Great British summer of sport (part two)

Sports fans

Last summer, my first one living back in the UK for two decades, was a patriotic sports fan’s nirvana.

Naturally there was the full glory of the Olympics and Paralympics which seemed to inspire British sportspeople and sports fans in equal measures.

Athletes like Mo Farah, Jess Ennis, David Weir, Ben Ainslie, Sir Chris Hoy, Jamie Peacock, Ellie Simmonds, Greg Rutherford, Katherine Grainger, Sarah Storey and a whole host more besides became household names during those glorious summer months.

But that was by no means all.

(Sir) Bradley Wiggins becoming Britain’s first ever winner of the Tour de France…Rory McIlroy winning the US PGA golf competition by a record 8 strokes…the dramatic victory for Europe (inc GB golfers) over the US in the Ryder Cup…the hits just kept on coming.

Proof of this unprecedented success came later in the year with the BBC’s Sports Personality of the Year, where there was heated debate as to who should be on the list of top ten nominations,  let alone who should win.
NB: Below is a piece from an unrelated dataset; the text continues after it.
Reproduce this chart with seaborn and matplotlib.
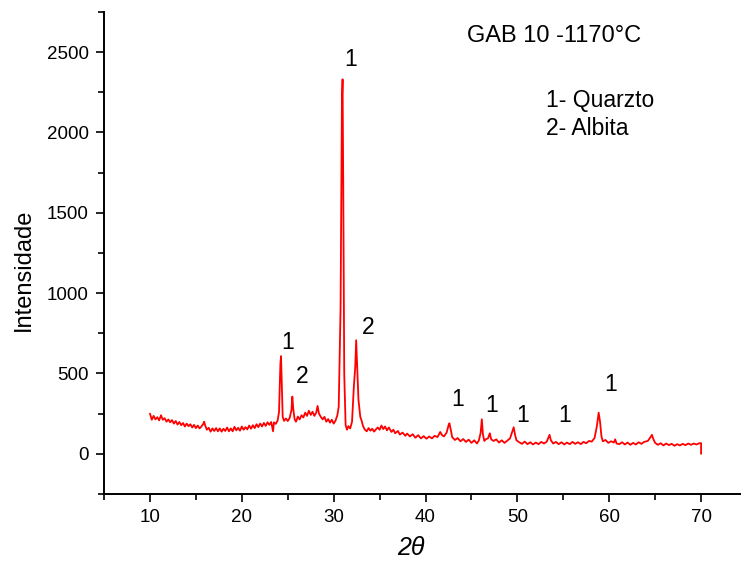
import matplotlib
matplotlib.use("Agg")
import matplotlib.pyplot as plt
import seaborn as sns
from matplotlib.ticker import MultipleLocator

two_theta = [
    10.0, 10.2, 10.4, 10.6, 10.8, 11.0, 11.2, 11.4, 11.6, 11.8,
    12.0, 12.2, 12.4, 12.6, 12.8, 13.0, 13.2, 13.4, 13.6, 13.8,
    14.0, 14.2, 14.4, 14.6, 14.8, 15.0, 15.2, 15.4, 15.6, 15.8,
    15.9, 16.0, 16.2, 16.4, 16.6, 16.8, 17.0, 17.2, 17.4, 17.6,
    17.8, 18.0, 18.2, 18.4, 18.6, 18.8, 19.0, 19.2, 19.4, 19.6,
    19.8, 20.0, 20.2, 20.4, 20.6, 20.8, 21.0, 21.2, 21.4, 21.6,
    21.8, 22.0, 22.2, 22.4, 22.6, 22.8, 23.0, 23.2, 23.4, 23.5,
    23.7, 23.9, 24.05, 24.2, 24.27, 24.35, 24.45, 24.6, 24.8, 25.0,
    25.2, 25.4, 25.5, 25.6, 25.75, 25.9, 26.1, 26.3, 26.5, 26.7,
    26.9, 27.1, 27.3, 27.5, 27.7, 27.9, 28.1, 28.25, 28.4, 28.6,
    28.8, 29.0, 29.2, 29.4, 29.6, 29.8, 30.0, 30.2, 30.4, 30.55,
    30.75, 30.9, 30.97, 31.05, 31.15, 31.3, 31.45, 31.6, 31.8, 32.0,
    32.2, 32.35, 32.45, 32.55, 32.7, 32.9, 33.05, 33.2, 33.4, 33.6,
    33.8, 34.0, 34.2, 34.4, 34.6, 34.8, 35.0, 35.2, 35.4, 35.6,
    35.8, 36.0, 36.3, 36.5, 36.7, 37.0, 37.2, 37.5, 37.8, 38.0,
    38.3, 38.6, 38.9, 39.2, 39.5, 39.8, 40.1, 40.4, 40.7, 41.0,
    41.3, 41.6, 41.8, 42.0, 42.3, 42.5, 42.6, 42.75, 42.9, 43.2,
    43.5, 43.8, 44.1, 44.4, 44.7, 45.0, 45.3, 45.6, 45.8, 46.0,
    46.13, 46.25, 46.4, 46.6, 46.8, 47.0, 47.15, 47.4, 47.7, 48.0,
    48.3, 48.6, 48.9, 49.2, 49.45, 49.6, 49.75, 49.9, 50.2, 50.5,
    50.8, 51.1, 51.4, 51.7, 52.0, 52.3, 52.6, 52.9, 53.2, 53.5,
    53.65, 53.9, 54.2, 54.5, 54.8, 55.1, 55.4, 55.7, 56.0, 56.3,
    56.6, 56.9, 57.2, 57.5, 57.8, 58.1, 58.4, 58.65, 58.85, 59.0,
    59.15, 59.3, 59.6, 59.9, 60.2, 60.5, 60.65, 60.8, 61.1, 61.4,
    61.7, 62.0, 62.3, 62.6, 62.9, 63.2, 63.5, 63.8, 64.2, 64.5,
    64.65, 64.8, 65.0, 65.3, 65.6, 65.9, 66.2, 66.5, 66.8, 67.1,
    67.4, 67.7, 68.0, 68.3, 68.6, 68.9, 69.2, 69.5, 69.8, 70.0,
    70.0,
]
intensidade = [
    250, 212, 236, 214, 228, 208, 240, 212, 222, 200,
    214, 196, 210, 188, 204, 182, 198, 178, 192, 170,
    188, 172, 184, 164, 180, 160, 176, 158, 170, 186,
    200, 178, 150, 162, 138, 158, 142, 160, 140, 158,
    138, 156, 142, 164, 140, 158, 140, 168, 146, 162,
    144, 170, 150, 166, 152, 176, 156, 178, 160, 184,
    166, 188, 170, 192, 174, 196, 180, 198, 140, 196,
    186, 208, 260, 560, 608, 450, 230, 205, 220, 204,
    222, 270, 356, 280, 215, 200, 232, 214, 240, 226,
    256, 236, 268, 242, 262, 236, 256, 298, 250, 230,
    214, 230, 200, 216, 194, 212, 188, 206, 240, 294,
    900, 2200, 2331, 1600, 500, 180, 150, 172, 158, 200,
    420, 542, 707, 560, 335, 230, 205, 172, 150, 140,
    160, 144, 156, 138, 152, 164, 150, 176, 154, 170,
    146, 164, 136, 150, 128, 142, 120, 132, 112, 126,
    108, 122, 100, 116, 96, 110, 94, 108, 96, 112,
    104, 136, 116, 108, 132, 176, 190, 150, 104, 86,
    98, 78, 92, 74, 88, 68, 84, 64, 82, 130,
    215, 120, 80, 92, 96, 128, 90, 80, 90, 70,
    84, 68, 82, 96, 140, 165, 118, 84, 72, 62,
    76, 60, 72, 58, 70, 60, 74, 64, 76, 118,
    84, 64, 74, 60, 72, 58, 70, 60, 74, 62,
    72, 60, 74, 66, 80, 76, 98, 170, 256, 200,
    110, 78, 86, 68, 78, 70, 90, 64, 60, 72,
    58, 70, 56, 68, 58, 72, 62, 74, 80, 104,
    118, 92, 68, 56, 66, 52, 64, 54, 62, 50,
    60, 52, 62, 54, 64, 56, 64, 58, 66, 66,
    0,
]

# rotulos dos picos: 1 = quartzo, 2 = albita
pico_x = [31.9, 25.0, 26.55, 33.75, 43.45, 47.15, 50.6, 55.1, 60.1]
pico_y = [2457, 695, 484, 788, 335, 298, 236, 236, 434]
pico_rotulo = ["1", "1", "2", "2", "1", "1", "1", "1", "1"]

sns.set_theme(style="ticks")
plt.rcParams["font.family"] = ["Liberation Sans", "DejaVu Sans"]
plt.rcParams["text.color"] = "black"
plt.rcParams["axes.labelcolor"] = "black"

fig = plt.figure(figsize=(7.41, 5.71), dpi=100)
ax = fig.add_axes([0.1404, 0.1349, 0.8677, 0.8441])

sns.lineplot(x=two_theta, y=intensidade, sort=False, estimator=None,
             color="#ff0000", linewidth=1.3, ax=ax)

ax.set_xlim(5, 75)
ax.set_ylim(-250, 2750)
ax.xaxis.set_major_locator(MultipleLocator(10))
ax.xaxis.set_minor_locator(MultipleLocator(5))
ax.yaxis.set_major_locator(MultipleLocator(500))
ax.yaxis.set_minor_locator(MultipleLocator(250))
ax.tick_params(which="major", direction="out", length=6, width=1.2,
               labelsize=13.5, colors="black", pad=5)
ax.tick_params(which="minor", direction="out", length=4, width=1.2,
               colors="black")

sns.despine(ax=ax)
for s in ["left", "bottom"]:
    ax.spines[s].set_linewidth(1.4)
    ax.spines[s].set_color("black")

ax.set_xlabel("2θ", fontsize=18, style="italic", color="black")
ax.xaxis.set_label_coords(0.477, -0.088)
ax.set_ylabel("Intensidade", fontsize=17, color="black")
ax.yaxis.set_label_coords(-0.107, 0.465)

for x, y, t in zip(pico_x, pico_y, pico_rotulo):
    ax.text(x, y, t, fontsize=16.5, ha="center", va="center", color="black")

ax.text(44.5, 2599, "GAB 10 -1170°C", fontsize=17, ha="left", va="center",
        color="black")
ax.text(53.1, 2196, "1- Quarzto", fontsize=16.5, ha="left", va="center",
        color="black")
ax.text(53.1, 2022, "2- Albita", fontsize=16.5, ha="left", va="center",
        color="black")

fig.savefig("out.png", dpi=100)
(This seemed in stark contrast to previous years where the winner seemed typically to be a choice between a horse rider who didn’t fall off much, a car driver who came 3rd and a footballer who won some caps for a mediocre England team and wasn’t too obnoxious).
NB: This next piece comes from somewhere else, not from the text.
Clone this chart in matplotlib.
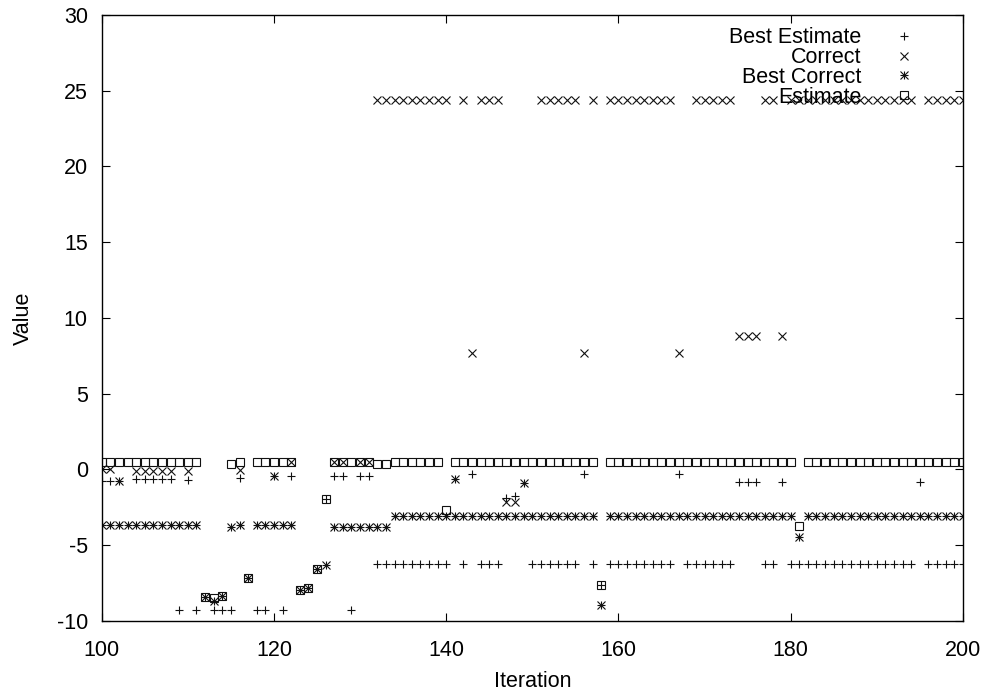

But this was not the case in 2012, following the ‘golden summer of sport’ where there were any one of a number of worthy candidates for the BBC award, many of whom were also subsequently honoured with assorted OBEs, MBEs and Knighthoods.

Of course, the problem with this success is how on earth do you follow it? A fact brought up as soon as the Closing ceremony was over by the gloom merchants who were probably also the ones predicting (hoping?) the Olympics would be a disaster in the first place.

“Enjoy it while it lasts. It will never be like this again” they would moan in Eeyore-like tone, secretly glad that the default setting of frustration and misery would soon be returning to British sports fans.

But hold on a minute. Maybe there is life in the old dog yet.

Last weekend, saw triumphs for both the British and Irish Lions (1st series win for 16 years) and, of course, Andy Murray (1st men’s singles winner at Wimbledon for 77 years).

A few weeks ago, Justin Rose won the US Open Golf tournament (1st Englishman for 43 years) and as I write this, Chris Froome is leading the Tour de France, bidding to make it two in a row for Britain’s Team Sky.

And to cap it all, the first game in back-to-back Ashes series started today wherein England are hoping to extend their superiority over Australia for a third straight series (which hasn’t happened since 1981).

So whilst I will grudgingly accept that we will maybe never quite match last summer for sporting wonderment, I reckon this year is shaping up rather nicely, don’t you?